Я доела свой кусок хлеба, макая его в чашку, откуда ребенок торопливо вычерпывал суп. Слабость потихоньку отступала, голова не кружилась так сильно. Но этого было маловато, чтоб быть уверенной, что завтрашний день я встречу живой.
— Ну, нажрались? — грубо и нетерпеливо произнесла Клотильда, когда наша чашка опустела. — Все, убирайтесь! Некогда мне с вами возиться.
Я глянула на нее исподлобья.
— Куда, по-твоему, мы должны идти?
— Мне все равно, — грубо ответила она.
— Тогда, — проглатывая щекочущие нос слезы, произнесла через силу я, — я хотела бы… вернуться в отчий дом.
На красном толстом лице Клотильды появилось мерзкое, нехорошее выражение. Улыбочка эта нарисовалась… такая сальная, жестокая, торжествующая.
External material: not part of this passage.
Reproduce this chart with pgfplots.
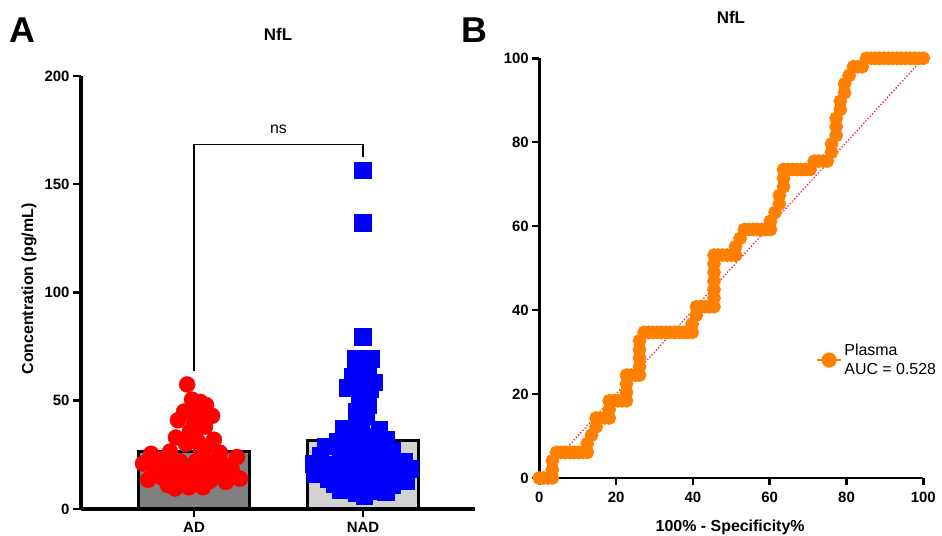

— Да ради бога! — воскликнула она насмешливо. — Это твой дом. Можешь жить там, если так сильно хочется!
Ясно.
Если она так легко соглашается, значит, от дома там мало что осталось. Скорее всего, Жан вывез оттуда все, что только было возможно. Всю мебель, посуду. Все, что представляло хоть какую-то ценность.
— Я даже велю слугам тебя отвезти! — усмехнулась она негромко, мне в лицо. Глаза ее так и сияли злым торжеством. — Люди ведь спрашивать будут, где ты. Куда делась. Так вот я честно скажу — захотела домой. Собралась и уехала. И слуги подтвердят! Ну, чего таращишься? Собирайся!
— Я тебе это припомню! — прошептала я, с ненавистью глядя в ее наглые, довольные глаза. — Если доживу до весны, тебе все это с рук не сойдет! Ты заплатишь за все, за каждую пролитую мной слезинку!
— Вы сдохнете обе! — люто рыкнула старая ведьма, глядя мне в глаза ненавидящим взглядом. — Через пару дней платить некому будет!